>> Start RAW DATA

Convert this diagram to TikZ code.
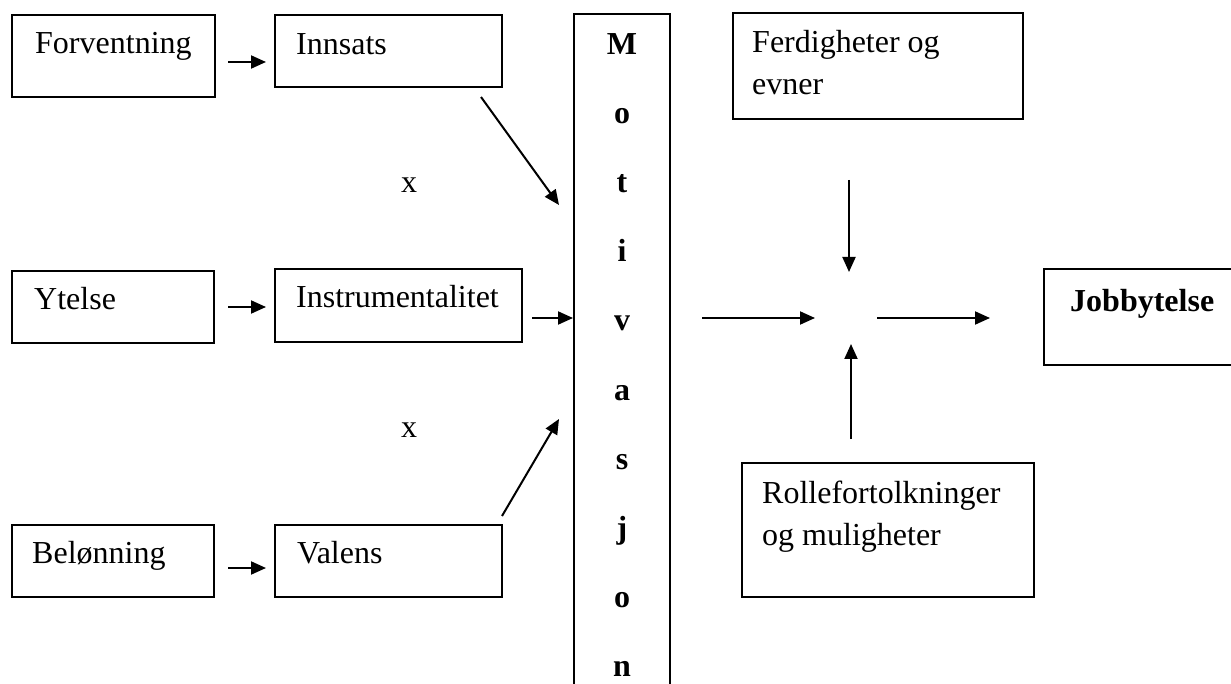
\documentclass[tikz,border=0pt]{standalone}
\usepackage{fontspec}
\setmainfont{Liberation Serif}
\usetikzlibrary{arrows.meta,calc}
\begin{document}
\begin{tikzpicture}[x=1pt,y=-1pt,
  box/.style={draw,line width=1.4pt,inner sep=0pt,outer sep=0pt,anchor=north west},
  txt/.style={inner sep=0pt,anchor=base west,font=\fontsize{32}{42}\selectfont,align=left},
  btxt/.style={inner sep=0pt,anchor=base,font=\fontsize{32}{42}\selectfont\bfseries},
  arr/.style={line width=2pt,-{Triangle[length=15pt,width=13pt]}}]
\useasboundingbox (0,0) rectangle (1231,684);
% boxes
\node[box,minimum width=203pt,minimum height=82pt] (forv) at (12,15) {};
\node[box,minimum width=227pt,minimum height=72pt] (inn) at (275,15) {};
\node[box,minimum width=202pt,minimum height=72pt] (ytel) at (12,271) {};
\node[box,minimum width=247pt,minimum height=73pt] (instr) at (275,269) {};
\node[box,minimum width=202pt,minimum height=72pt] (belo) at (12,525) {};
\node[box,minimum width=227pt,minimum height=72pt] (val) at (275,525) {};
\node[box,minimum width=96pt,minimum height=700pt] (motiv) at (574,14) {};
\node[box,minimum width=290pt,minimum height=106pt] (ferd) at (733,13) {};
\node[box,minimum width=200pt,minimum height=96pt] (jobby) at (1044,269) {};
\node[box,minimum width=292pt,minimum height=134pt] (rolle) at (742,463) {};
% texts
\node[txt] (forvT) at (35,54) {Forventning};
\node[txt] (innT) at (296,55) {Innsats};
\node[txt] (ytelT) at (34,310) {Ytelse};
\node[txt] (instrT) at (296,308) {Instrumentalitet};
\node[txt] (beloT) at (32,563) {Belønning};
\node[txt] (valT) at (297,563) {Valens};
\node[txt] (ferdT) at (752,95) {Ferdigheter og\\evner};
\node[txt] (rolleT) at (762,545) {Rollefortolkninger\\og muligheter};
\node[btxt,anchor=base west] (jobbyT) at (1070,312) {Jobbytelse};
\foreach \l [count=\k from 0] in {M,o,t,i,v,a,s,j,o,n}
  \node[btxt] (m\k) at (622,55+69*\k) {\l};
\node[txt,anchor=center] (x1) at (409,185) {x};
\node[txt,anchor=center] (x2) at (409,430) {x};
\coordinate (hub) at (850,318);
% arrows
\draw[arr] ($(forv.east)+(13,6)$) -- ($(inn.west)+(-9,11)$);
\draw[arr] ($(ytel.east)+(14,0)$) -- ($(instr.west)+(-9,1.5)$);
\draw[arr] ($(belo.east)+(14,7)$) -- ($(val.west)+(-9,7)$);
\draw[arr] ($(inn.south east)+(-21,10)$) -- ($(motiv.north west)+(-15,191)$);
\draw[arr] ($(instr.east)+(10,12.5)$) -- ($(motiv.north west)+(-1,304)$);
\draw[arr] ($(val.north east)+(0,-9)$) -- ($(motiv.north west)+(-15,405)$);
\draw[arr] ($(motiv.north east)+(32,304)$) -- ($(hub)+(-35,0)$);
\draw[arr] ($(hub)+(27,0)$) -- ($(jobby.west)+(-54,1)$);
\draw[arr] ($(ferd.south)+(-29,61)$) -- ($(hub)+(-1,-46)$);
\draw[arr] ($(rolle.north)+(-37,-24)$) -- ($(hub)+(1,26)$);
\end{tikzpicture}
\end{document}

>> End RAW DATA
>> Start RAW DATA

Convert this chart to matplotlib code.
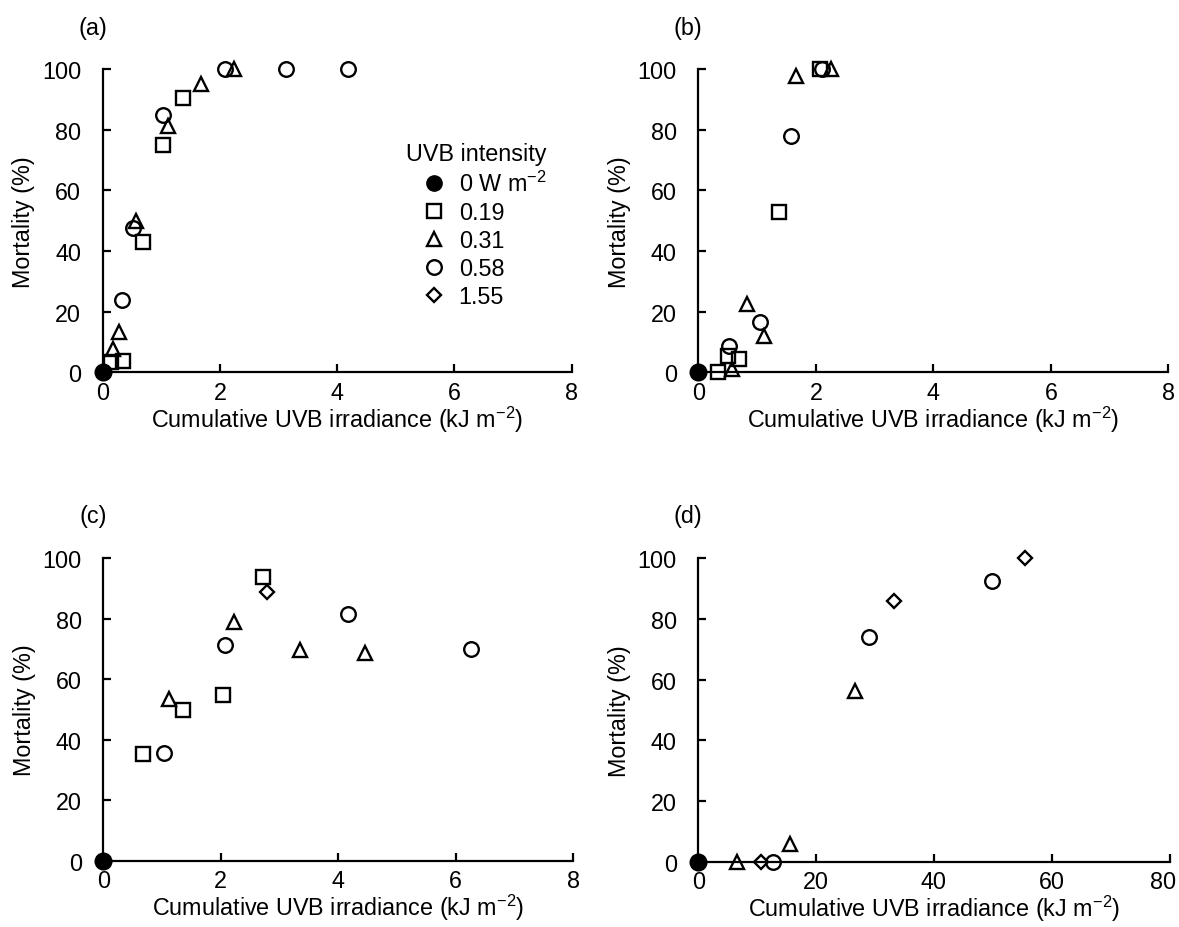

>> End RAW DATA
>> Start RAW DATA

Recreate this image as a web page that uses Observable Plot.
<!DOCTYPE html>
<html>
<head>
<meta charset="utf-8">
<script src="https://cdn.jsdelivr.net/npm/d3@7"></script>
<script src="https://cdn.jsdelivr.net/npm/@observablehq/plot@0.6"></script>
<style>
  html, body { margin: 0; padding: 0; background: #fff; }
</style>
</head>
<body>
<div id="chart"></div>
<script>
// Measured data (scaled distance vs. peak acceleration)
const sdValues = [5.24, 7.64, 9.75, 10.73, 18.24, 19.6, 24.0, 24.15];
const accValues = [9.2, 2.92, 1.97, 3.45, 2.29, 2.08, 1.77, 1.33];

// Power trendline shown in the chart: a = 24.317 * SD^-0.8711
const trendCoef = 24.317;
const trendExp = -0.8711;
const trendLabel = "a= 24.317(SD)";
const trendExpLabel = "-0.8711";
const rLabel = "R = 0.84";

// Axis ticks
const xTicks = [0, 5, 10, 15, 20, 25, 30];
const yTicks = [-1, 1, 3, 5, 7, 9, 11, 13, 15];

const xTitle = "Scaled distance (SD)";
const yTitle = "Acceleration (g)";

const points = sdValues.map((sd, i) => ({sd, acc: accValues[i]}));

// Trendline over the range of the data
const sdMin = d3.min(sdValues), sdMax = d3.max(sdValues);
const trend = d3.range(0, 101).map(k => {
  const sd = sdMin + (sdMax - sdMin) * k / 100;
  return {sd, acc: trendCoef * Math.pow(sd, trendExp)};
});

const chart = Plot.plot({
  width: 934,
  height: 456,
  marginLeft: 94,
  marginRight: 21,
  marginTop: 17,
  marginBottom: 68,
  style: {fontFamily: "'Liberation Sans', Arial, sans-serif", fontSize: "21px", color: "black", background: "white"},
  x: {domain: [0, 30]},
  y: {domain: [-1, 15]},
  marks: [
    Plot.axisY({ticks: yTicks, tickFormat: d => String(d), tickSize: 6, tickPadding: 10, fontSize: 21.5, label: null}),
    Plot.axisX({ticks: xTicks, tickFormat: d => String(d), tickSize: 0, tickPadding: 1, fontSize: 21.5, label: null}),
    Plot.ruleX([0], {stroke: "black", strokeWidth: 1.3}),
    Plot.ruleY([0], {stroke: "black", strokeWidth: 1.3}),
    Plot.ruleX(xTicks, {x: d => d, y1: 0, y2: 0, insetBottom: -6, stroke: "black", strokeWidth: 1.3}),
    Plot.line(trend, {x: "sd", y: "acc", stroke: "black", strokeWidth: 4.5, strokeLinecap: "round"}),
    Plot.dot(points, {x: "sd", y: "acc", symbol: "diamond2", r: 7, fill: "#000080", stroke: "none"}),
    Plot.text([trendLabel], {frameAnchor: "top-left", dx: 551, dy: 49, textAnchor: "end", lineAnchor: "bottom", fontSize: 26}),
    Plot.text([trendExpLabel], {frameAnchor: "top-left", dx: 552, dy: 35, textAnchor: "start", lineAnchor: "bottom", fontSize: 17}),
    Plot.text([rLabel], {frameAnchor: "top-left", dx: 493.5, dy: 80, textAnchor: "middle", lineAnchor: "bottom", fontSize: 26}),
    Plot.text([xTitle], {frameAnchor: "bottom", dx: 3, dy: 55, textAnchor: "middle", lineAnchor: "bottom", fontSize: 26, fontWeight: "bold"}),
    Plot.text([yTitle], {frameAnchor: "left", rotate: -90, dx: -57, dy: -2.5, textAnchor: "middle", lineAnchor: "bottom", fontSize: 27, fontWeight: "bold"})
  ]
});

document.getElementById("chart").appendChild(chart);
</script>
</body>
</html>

>> End RAW DATA

**YOUR INSTRUCTIONS:** Copy each line of the entries that includes the word "Convert".

**OUTPUT OF THE TASK:**
Convert this diagram to TikZ code.
Convert this chart to matplotlib code.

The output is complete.